Bisnis.com, JAKARTA--Pemerintah menegaskan petani cengkeh dan tembakau tidak perlu khawatir soal ratifikasi Framework Convention in Tobacoo Control (FCTC) karena pemerintah belum akan melakukan ratifikasi tersebut dalam waktu dekat.
Hal itu dikemukakan Sekretaris Kabinet I Dipo Alam usai mendampingi Presiden Susilo Bambang Yudhoyono menerima kunjungan kehormatan Menteri Luar Negeri Republik Islam Iran Mohammad Javad Zarif di Kantor Presiden, Kompleks Istana Kepresidenan, Jakarta (7/3/2014).
Dipo mengaku sudah mendapatkan beberapa memo dari daerah, khususnya dari petani-petani tembakau, yang menanyakan kepastian ada atau tidaknya ratifikasi.

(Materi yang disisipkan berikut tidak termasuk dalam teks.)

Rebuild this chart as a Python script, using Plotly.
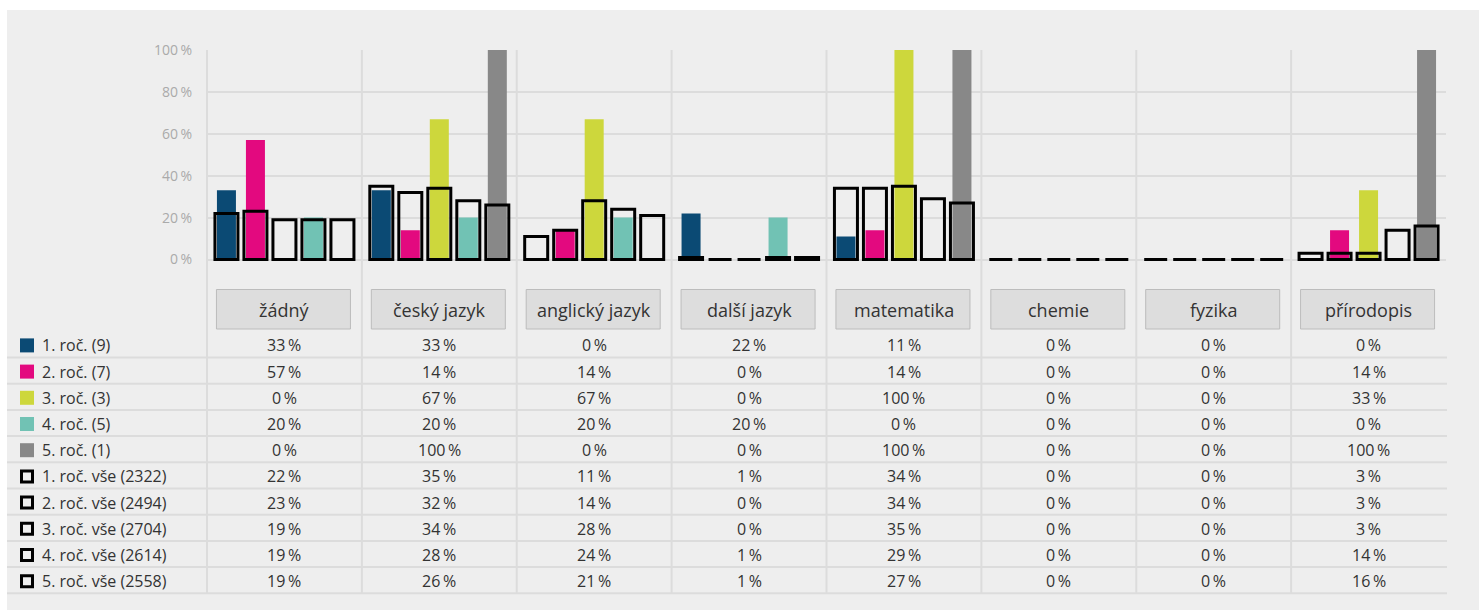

Namun, menurutnya, dalam waktu dekat ini belum ada rencana dari pemerintah, khususnya Presiden SBY untuk menyetujui ratifikasi FCTC tembakau. Bahkan, lanjutnya, Sekretariat Kabinet RI hingga saat ini juga belum menerima draft Peraturan Presiden tentang hal itu.
"Jadi saya hendak meluruskan bahwa belum ada dan tidak ada yang mengatakan bahwa presiden telah menyetujui ratifikasi FCTC. Harapan saya, petani tembakau atau cengkeh tidak perlu tergesa-gesa, khawatir, lalu demo. Juga para bupati," ujarnya.
Dipo menegaskan bahwa pemerintah tidak akan gegabah mengeluarkan ratifikasi FCTC tentang tembakau. Dia memaparkan posisi penting nasib industri rokok kretek di dalam negeri. Bagi Negara, ujarnya, industri rokok kretek yang dijalankan para petani lokal itu memberikan pemasukan berlimpah.
"Dari cukai saja sudah mencapai Rp110 triliun dan total Rp150 triliun penerimaan negara baik dari pajak penghasilan, pajak daerah, dan sebagainya," katanya.
Dari sisi penyediaan lapangan kerja, lanjutnya, ada sekitar enam juta petani yang terlibat dan menggantungkan penghidupannya dari industri ini.
"Jadi Presiden tidak akan gegabah dalam ratifikasi. Akan dilihat semua aspek, kepentingan ekonomi maupun sosial masyarakat. Tidak semudah itu bagi kami untuk cepat-cepat meratifikasi itu apalagi kalau itu keliatan menguntungkan rokok putih," ujarnya.